Net zero would be the point when emissions of carbon dioxide or other greenhouse gases are reduced, captured at source such as industry or offset by other developments, such as green energy, farm projects or other nature restoration projects.

Carbon emissions hover between 800 and 1,000 kilotons (kt) per year in the borough. A kiloton is 1,000 tons. Emissions from local industry and commercial activity accounted for nearly three quarters of the total tonnage for the borough in 2018.

The council’s carbon footprint for 2019-2020 was 5,655 tonnes, of which fuels and transport activities are the biggest contributors.

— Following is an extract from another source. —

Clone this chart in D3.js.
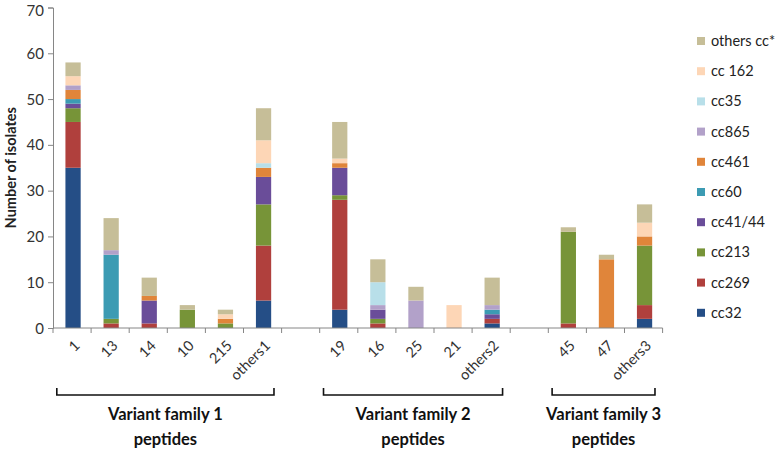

Regarding rainfall, the borough climate strategy states that summer rainfall in the north-west region is forecast to fall by 5 to 15 per cent between 2011 and 2040, and to then fall further in the decades after.

Soil moisture content is expected to fall by 0-10 per cent in summer and autumn, and then by 10-25 per cent after that. Winter rainfall is expected to increase by 5-10 per cent up to 2040 and then by 10-20 per cent in the following few decades.

Overall, the impact could include increased farming crop failure, pests and diseases, summer wildfires, land subsidence and damage to property, and winter floods.